RTI reply shows the company collecting toll hasn’t even earned Rs 5 cr in nearly five years since it was opened

Written by MANASI PHADKE | Mumbai | Updated: May 7, 2014 8:29:06 am
The toll plaza at the Bandra-Worli sea link The toll plaza at the Bandra-Worli sea link

While there has been a lot of noise over the past few months over toll collection contractors bleeding the public, data shows that the landmark Bandra-Worli sea link, where toll charged is among the highest in the state, has hardly yielded any money for the company in charge of its toll collection.
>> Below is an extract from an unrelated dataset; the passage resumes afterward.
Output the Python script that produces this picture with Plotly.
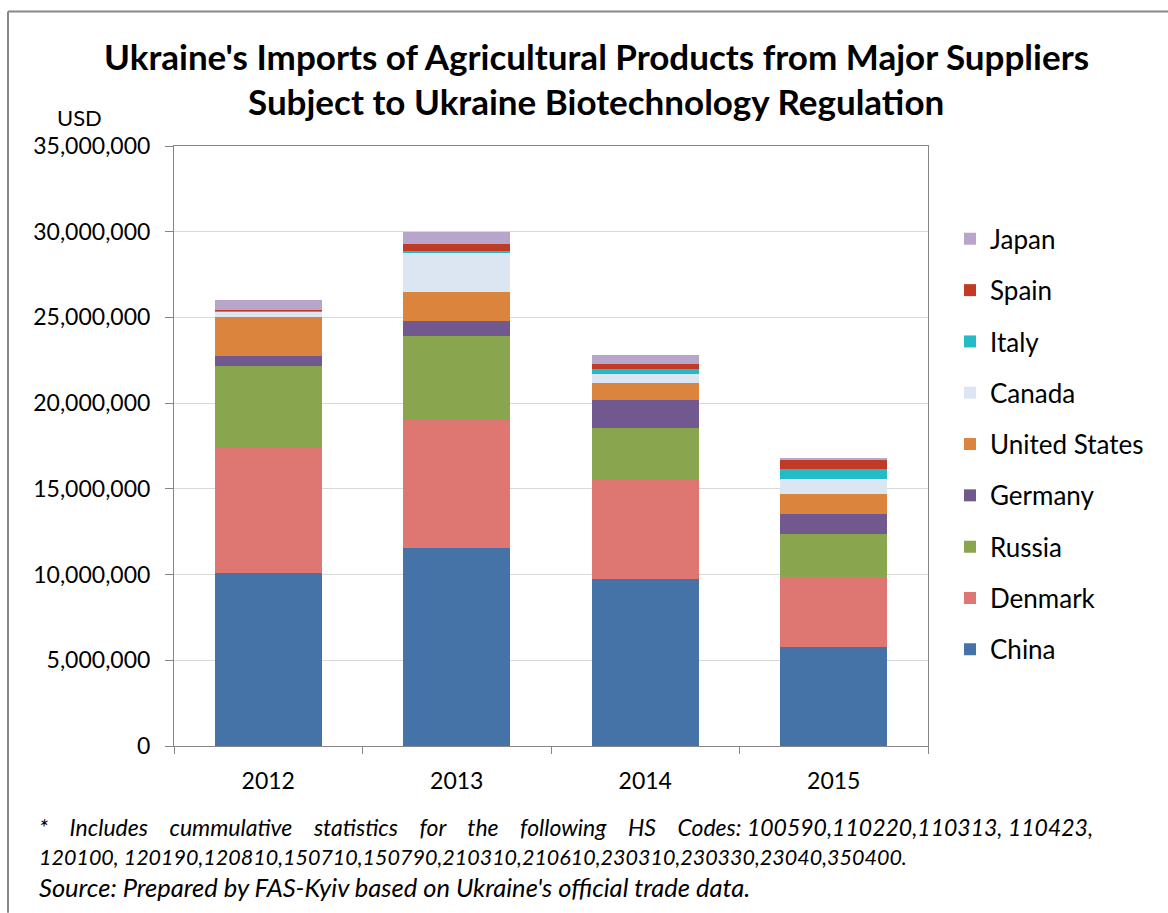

More than 98 per cent of what Mumbai Entry Point Infrastructure Developers (MEPID) collected as toll over the last five years went to Maharashtra State Road Development Corporation (MSRDC), which constructed the sea link, as fixed monthly payments as per the contract.

According to data obtained by Newsline under the Right to Information Act, MEPID collected Rs 315.39 crore by way of toll from July 2009 to January 2014. The company paid Rs 5.76 crore a month, totalling to Rs 311.04 crore, to the MSRDC till January 2014.
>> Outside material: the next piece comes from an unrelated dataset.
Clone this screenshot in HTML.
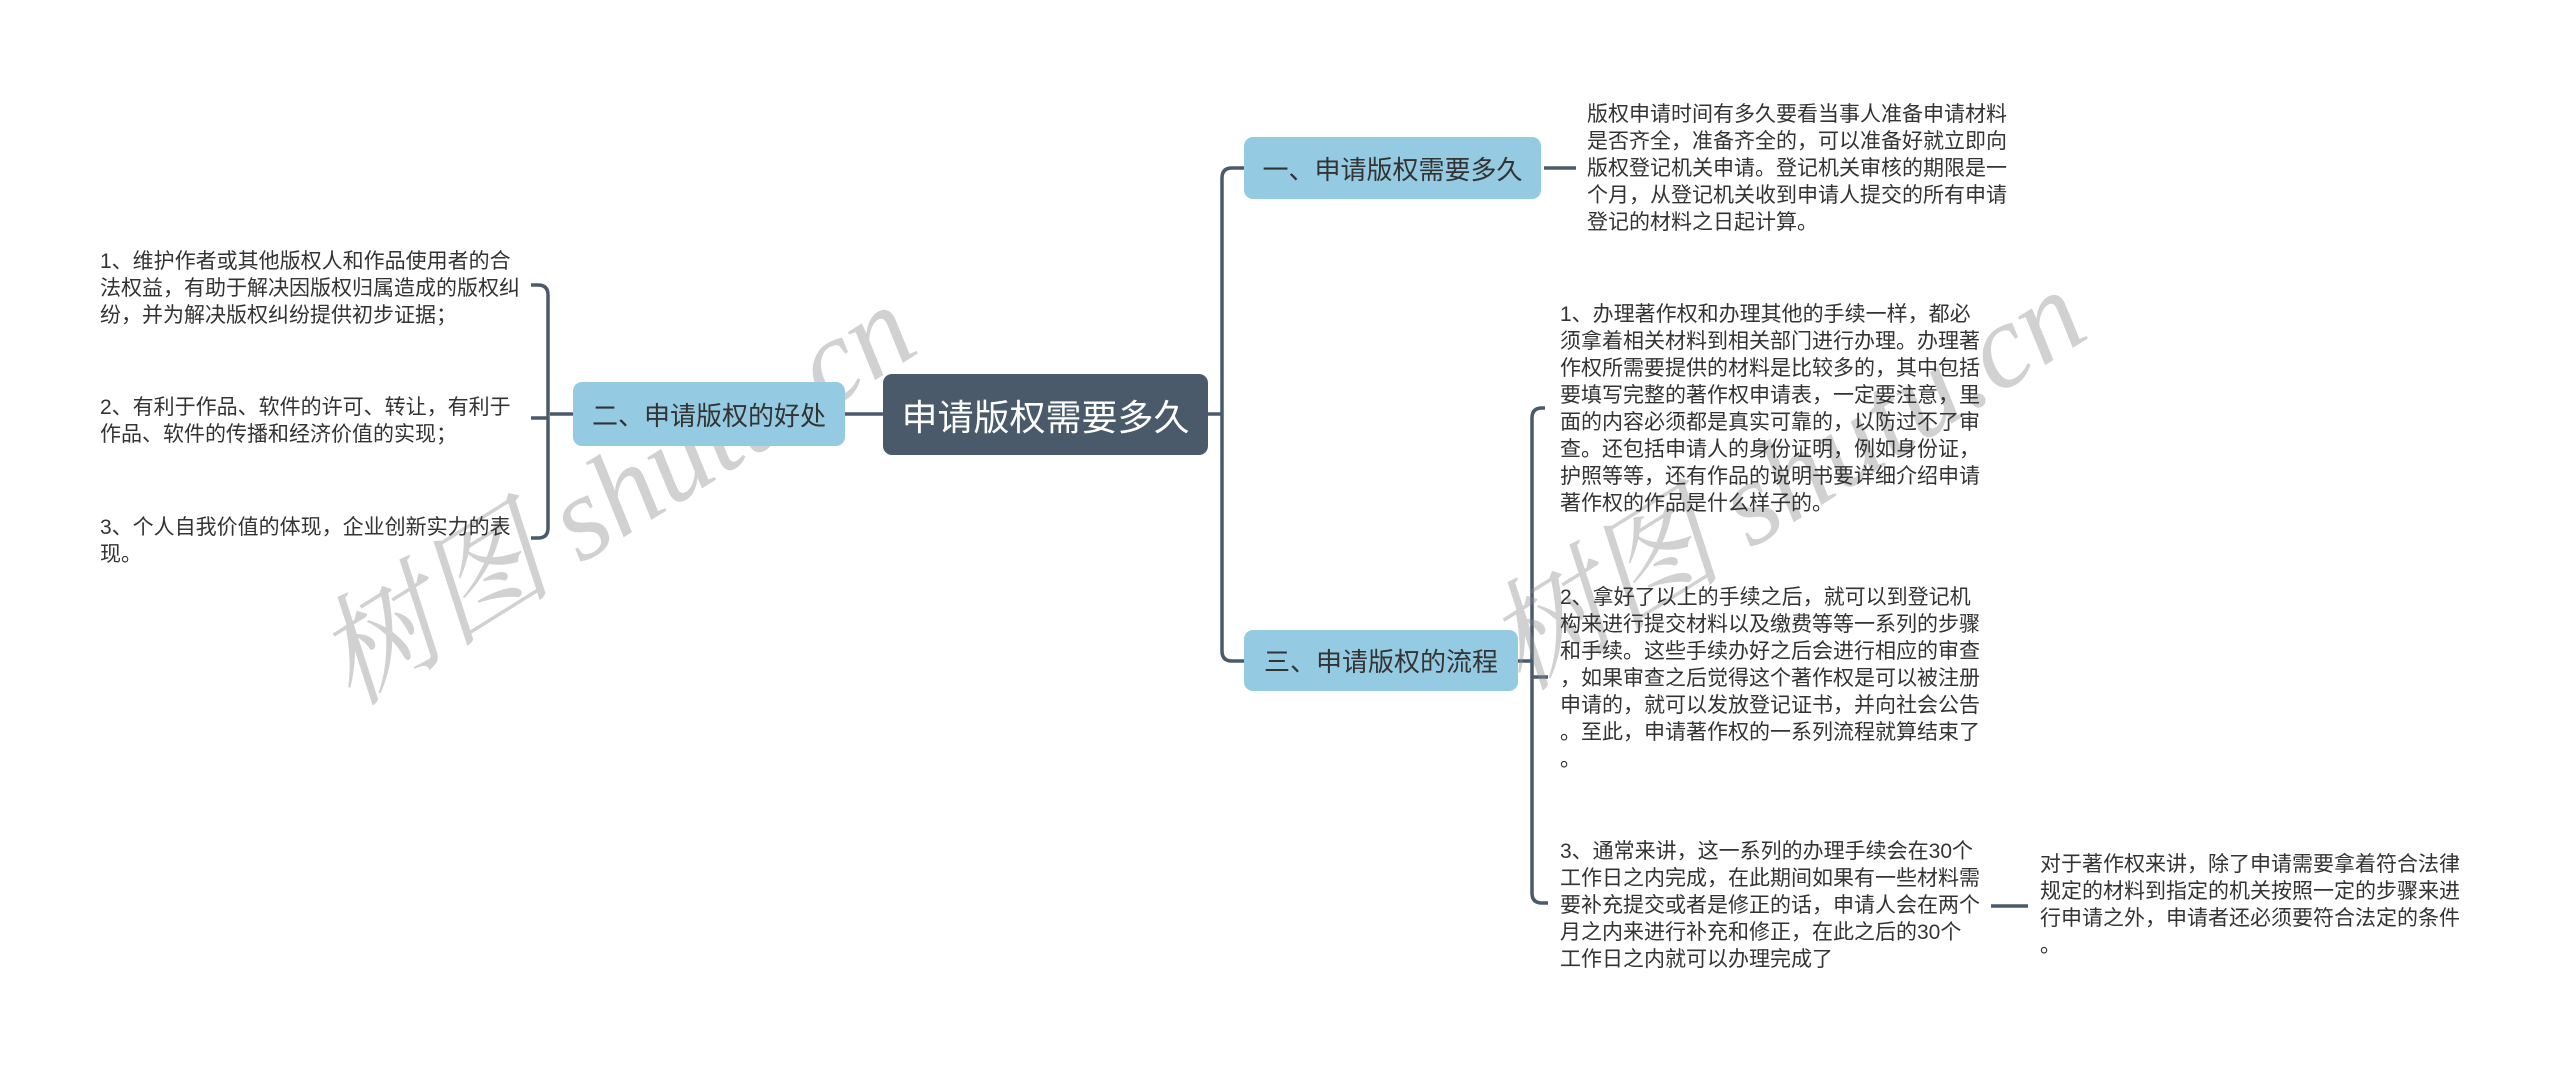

Mumbai Entry Point’s managing director Jayant Mhaiskar said, “We did lose a lot of money during the first year, but broke even over the next two years. The vehicular traffic has been flat. However, this is a high-visibility project for us. We are into this business and our name being attached to the Bandra-Worli sea link is good even if we necessarily don’t make money on it.”

The toll collected on the sea link was Rs 55.65 crore in 2009-10, Rs 67.05 crore in 2010-11, Rs 61.41 crore in 2011-12, Rs 77.85 crore in 2012-13 and Rs 53.43 crore up to January 2014. Of this, MSRDC’s share was Rs 69.12 crore every year.

Under the previous toll collection contract, Mumbai Entry Point didn’t have to look after the maintenance and surveillance of the sea link. However, under the new contract that was freshly negotiated earlier this year, the company is also expected to look after these aspects, Mhaiskar said. “The amount we pay to MSRDC per month is roughly still the same as it was under the previous contract.”

The Bandra-Worli sea link was constructed at a cost of Rs 1,634 crore, of which Rs 852 crore was for the actual bridge from the Bandra toll booth to Worli sea face, while the rest was for approaches and traffic dispersal measures. Charging a toll of almost Rs 10 per one kilometre, the 5.6-km sea link is one of the highest tolled roads in the state.

Monthly data from August 2012 to November 2013 shows that the average daily traffic on the Bandra-Worli sea link has been in the range of 45,000 to 55,000 vehicles.

“Initially, 65,000 vehicles a day were expected to use the sea link in 2009, but that did not happen. Since it was a greenfield project, even we didn’t really have the data to analyse,” Mhaiskar said.

A senior MSRDC official, who did not wish to be quoted, blamed the stagnant traffic figures on the Eastern Freeway.

“The Lalbaug flyover has not made too much of a difference, but the Eastern Freeway has ensured that traffic does not rise. Many commuters from south Mumbai who used to earlier use the sea link to exit at Bandra and then head to Chembur or beyond now take the freeway. Eastern Freeway was not in the picture when the sea link was planned,” he said.

The Eastern Freeway has been operational since June 2012.

As per the state government’s toll notification for the project, the toll tariff was revised once in 2012 to Rs 55 for cars, 80 for light-commercial vehicles and Rs 110 for trucks and buses. Till then, the rates were Rs 50, Rs 75 and Rs 100 for cars, light commercial vehicles and trucks, respectively. As per the notification, the toll will increase again from April 1, 2015. The sea link is to be tolled for a total of 40 years as per data from the MSRDC.